> SUPPLIED INFORMATION:
^^^^

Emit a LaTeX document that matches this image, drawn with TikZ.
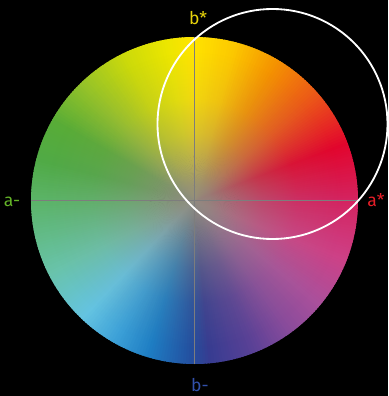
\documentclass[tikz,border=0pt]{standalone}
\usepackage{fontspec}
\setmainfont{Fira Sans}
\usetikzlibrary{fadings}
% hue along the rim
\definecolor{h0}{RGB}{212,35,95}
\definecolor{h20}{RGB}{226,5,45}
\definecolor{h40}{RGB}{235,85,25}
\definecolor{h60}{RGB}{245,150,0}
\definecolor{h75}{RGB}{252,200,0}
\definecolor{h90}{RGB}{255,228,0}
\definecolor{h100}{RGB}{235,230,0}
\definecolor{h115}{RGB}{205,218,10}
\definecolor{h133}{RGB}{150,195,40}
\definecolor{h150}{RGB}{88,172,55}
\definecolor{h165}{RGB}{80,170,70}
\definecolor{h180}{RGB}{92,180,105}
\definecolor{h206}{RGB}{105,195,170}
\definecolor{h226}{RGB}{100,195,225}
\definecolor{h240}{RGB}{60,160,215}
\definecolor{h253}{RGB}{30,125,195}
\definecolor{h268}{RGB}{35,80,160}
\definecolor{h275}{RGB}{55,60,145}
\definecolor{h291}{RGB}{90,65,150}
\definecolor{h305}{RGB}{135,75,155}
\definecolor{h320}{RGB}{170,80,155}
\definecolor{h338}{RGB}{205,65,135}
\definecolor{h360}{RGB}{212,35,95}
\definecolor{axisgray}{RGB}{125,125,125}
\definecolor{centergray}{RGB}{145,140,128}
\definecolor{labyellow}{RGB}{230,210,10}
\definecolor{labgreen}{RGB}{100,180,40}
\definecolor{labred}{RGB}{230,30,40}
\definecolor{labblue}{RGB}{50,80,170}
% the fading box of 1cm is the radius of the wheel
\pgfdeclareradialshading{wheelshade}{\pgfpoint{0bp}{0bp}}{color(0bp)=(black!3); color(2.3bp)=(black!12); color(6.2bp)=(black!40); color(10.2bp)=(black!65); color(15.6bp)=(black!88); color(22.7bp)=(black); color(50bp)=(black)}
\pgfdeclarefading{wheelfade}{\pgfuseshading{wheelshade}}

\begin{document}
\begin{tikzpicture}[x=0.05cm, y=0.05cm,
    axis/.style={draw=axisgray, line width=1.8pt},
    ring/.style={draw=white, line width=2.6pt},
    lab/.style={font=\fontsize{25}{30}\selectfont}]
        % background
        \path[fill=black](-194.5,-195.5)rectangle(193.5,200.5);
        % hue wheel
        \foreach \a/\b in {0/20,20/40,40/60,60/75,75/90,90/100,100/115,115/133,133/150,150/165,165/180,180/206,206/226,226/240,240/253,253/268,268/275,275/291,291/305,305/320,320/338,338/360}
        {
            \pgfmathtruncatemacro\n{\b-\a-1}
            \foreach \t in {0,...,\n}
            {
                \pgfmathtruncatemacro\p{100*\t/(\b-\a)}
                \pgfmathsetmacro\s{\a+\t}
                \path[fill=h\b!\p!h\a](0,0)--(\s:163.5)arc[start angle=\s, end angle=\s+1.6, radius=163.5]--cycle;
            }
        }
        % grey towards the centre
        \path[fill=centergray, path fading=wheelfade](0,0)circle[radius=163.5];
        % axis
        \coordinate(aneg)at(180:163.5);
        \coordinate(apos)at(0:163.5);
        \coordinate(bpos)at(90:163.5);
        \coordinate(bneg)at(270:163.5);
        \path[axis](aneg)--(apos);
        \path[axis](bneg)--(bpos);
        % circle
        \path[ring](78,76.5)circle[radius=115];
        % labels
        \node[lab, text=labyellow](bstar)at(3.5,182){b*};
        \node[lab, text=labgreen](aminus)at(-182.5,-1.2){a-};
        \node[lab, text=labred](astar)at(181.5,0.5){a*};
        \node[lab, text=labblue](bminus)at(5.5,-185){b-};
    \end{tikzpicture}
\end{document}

^^^^

> EXERCISE DIRECTIONS: Write out each line again precisely as it appears, skipping every picture.

> WRITTEN SOLUTION:
Emit a LaTeX document that matches this image, drawn with TikZ.
\documentclass[tikz,border=0pt]{standalone}
\usepackage{fontspec}
\setmainfont{Fira Sans}
\usetikzlibrary{fadings}
% hue along the rim
\definecolor{h0}{RGB}{212,35,95}
\definecolor{h20}{RGB}{226,5,45}
\definecolor{h40}{RGB}{235,85,25}
\definecolor{h60}{RGB}{245,150,0}
\definecolor{h75}{RGB}{252,200,0}
\definecolor{h90}{RGB}{255,228,0}
\definecolor{h100}{RGB}{235,230,0}
\definecolor{h115}{RGB}{205,218,10}
\definecolor{h133}{RGB}{150,195,40}
\definecolor{h150}{RGB}{88,172,55}
\definecolor{h165}{RGB}{80,170,70}
\definecolor{h180}{RGB}{92,180,105}
\definecolor{h206}{RGB}{105,195,170}
\definecolor{h226}{RGB}{100,195,225}
\definecolor{h240}{RGB}{60,160,215}
\definecolor{h253}{RGB}{30,125,195}
\definecolor{h268}{RGB}{35,80,160}
\definecolor{h275}{RGB}{55,60,145}
\definecolor{h291}{RGB}{90,65,150}
\definecolor{h305}{RGB}{135,75,155}
\definecolor{h320}{RGB}{170,80,155}
\definecolor{h338}{RGB}{205,65,135}
\definecolor{h360}{RGB}{212,35,95}
\definecolor{axisgray}{RGB}{125,125,125}
\definecolor{centergray}{RGB}{145,140,128}
\definecolor{labyellow}{RGB}{230,210,10}
\definecolor{labgreen}{RGB}{100,180,40}
\definecolor{labred}{RGB}{230,30,40}
\definecolor{labblue}{RGB}{50,80,170}
% the fading box of 1cm is the radius of the wheel
\pgfdeclareradialshading{wheelshade}{\pgfpoint{0bp}{0bp}}{color(0bp)=(black!3); color(2.3bp)=(black!12); color(6.2bp)=(black!40); color(10.2bp)=(black!65); color(15.6bp)=(black!88); color(22.7bp)=(black); color(50bp)=(black)}
\pgfdeclarefading{wheelfade}{\pgfuseshading{wheelshade}}

\begin{document}
\begin{tikzpicture}[x=0.05cm, y=0.05cm,
    axis/.style={draw=axisgray, line width=1.8pt},
    ring/.style={draw=white, line width=2.6pt},
    lab/.style={font=\fontsize{25}{30}\selectfont}]
        % background
        \path[fill=black](-194.5,-195.5)rectangle(193.5,200.5);
        % hue wheel
        \foreach \a/\b in {0/20,20/40,40/60,60/75,75/90,90/100,100/115,115/133,133/150,150/165,165/180,180/206,206/226,226/240,240/253,253/268,268/275,275/291,291/305,305/320,320/338,338/360}
        {
            \pgfmathtruncatemacro\n{\b-\a-1}
            \foreach \t in {0,...,\n}
            {
                \pgfmathtruncatemacro\p{100*\t/(\b-\a)}
                \pgfmathsetmacro\s{\a+\t}
                \path[fill=h\b!\p!h\a](0,0)--(\s:163.5)arc[start angle=\s, end angle=\s+1.6, radius=163.5]--cycle;
            }
        }
        % grey towards the centre
        \path[fill=centergray, path fading=wheelfade](0,0)circle[radius=163.5];
        % axis
        \coordinate(aneg)at(180:163.5);
        \coordinate(apos)at(0:163.5);
        \coordinate(bpos)at(90:163.5);
        \coordinate(bneg)at(270:163.5);
        \path[axis](aneg)--(apos);
        \path[axis](bneg)--(bpos);
        % circle
        \path[ring](78,76.5)circle[radius=115];
        % labels
        \node[lab, text=labyellow](bstar)at(3.5,182){b*};
        \node[lab, text=labgreen](aminus)at(-182.5,-1.2){a-};
        \node[lab, text=labred](astar)at(181.5,0.5){a*};
        \node[lab, text=labblue](bminus)at(5.5,-185){b-};
    \end{tikzpicture}
\end{document}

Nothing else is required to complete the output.